The Flood-Medal 2013 of the State of Lower Saxony (Hochwassermedaille 2013 des Landes Niedersachsen) was donated in 2013 as federal award by the government of the State of Lower Saxony to honour the help of the numerous relief units and volunteer helpers during the 2013 European Floods who did their duty in the State of Lower Saxony. Helpers and members of the relief units, who did their duty in the beginning of June 2013 in Lower Saxony, where hereby honoured for their engagement.

== Reason ==
Beginning on 25 May 2013 there were heavy rainfalls in Lower Saxony with up to 90 litres per square-meter, which were lasting for several days and induced a regional flood. At first only the river basins of the Aller, Leine, Oker and Weser in the south of Lower Saxony were affected. The rising river stages of these rivers where leading to flood events with many local emergencies in those areas. In the beginning of June 2013 the state of emergency was declared along the Elbe, starting in the district of Lüchow-Dannenberg on 4 June 2013, followed by the district of Lüneburg on 5 June 2013. During the flood more than 20,000 full-time and volunteer members of various rescue units as well as volunteering civilians were on duty.

== Bestowal ==
On 14 October 2013 about 600 helpers where honoured by the prime minister of Lower Saxony Stephan Weil and the minister of interior of Lower Saxony Boris Pistorius in a ceremonial act in Hitzacker for their selfless duty during the flood disaster. Representative of the State Police of Lower Saxony, the Federal Police, the Bundeswehr, the Technisches Hilfswerk, the Fire brigades, the German Red Cross, the Johanniter-Unfall-Hilfe, the Malteser Hilfsdienst as well as the Arbeiter-Samariter-Bund attended the ceremony.

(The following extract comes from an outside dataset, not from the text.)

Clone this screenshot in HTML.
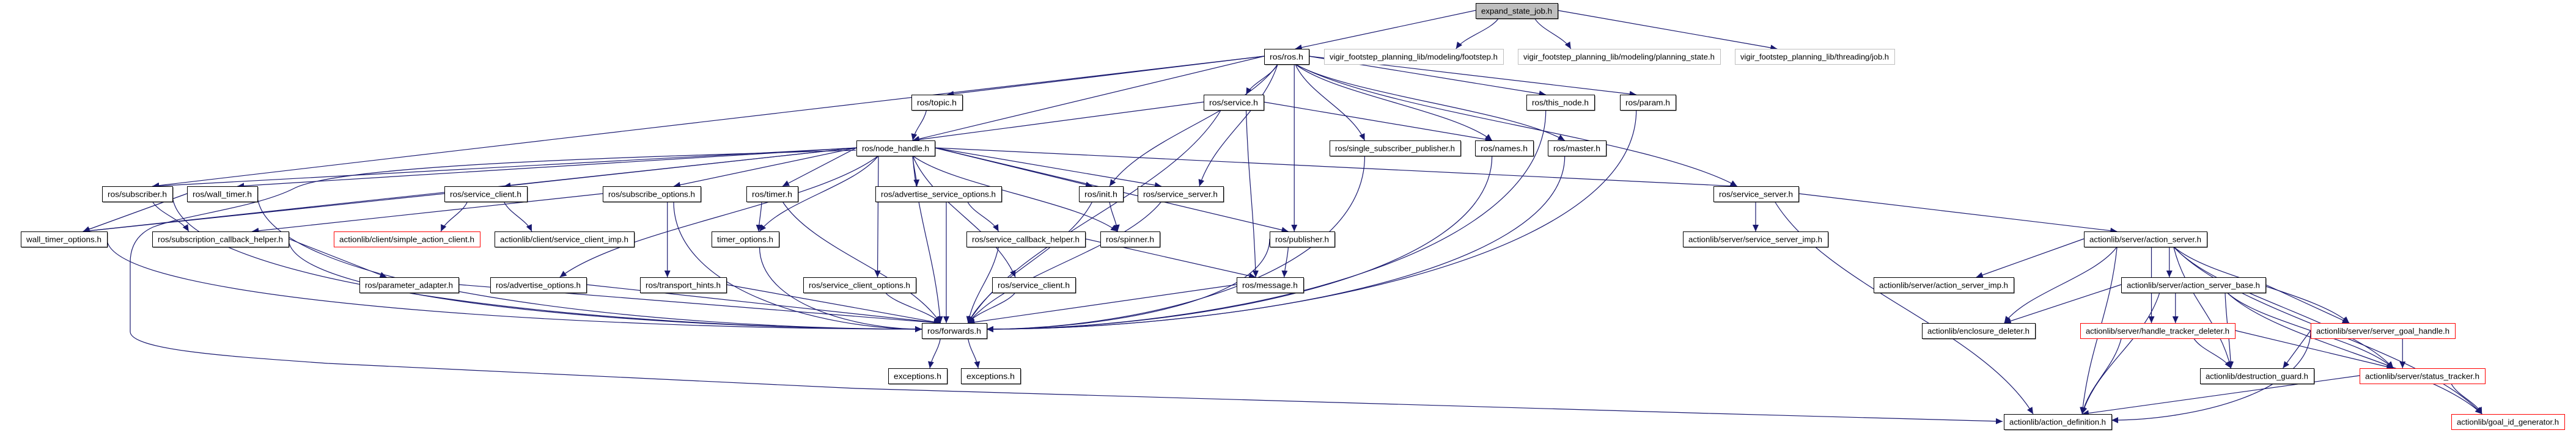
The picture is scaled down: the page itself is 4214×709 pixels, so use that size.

On 19 November 2013 there was a second ceremony in the technical central of the Fire Brigade in Groß Düngen for the helpers from the district of Hildesheim and a third one on 20 December 2013 in the technical central of the Fire Brigade in Schiffdorf for the helpers from the district of Cuxhaven. Further medals where handed over during smaller events until the end of 2013.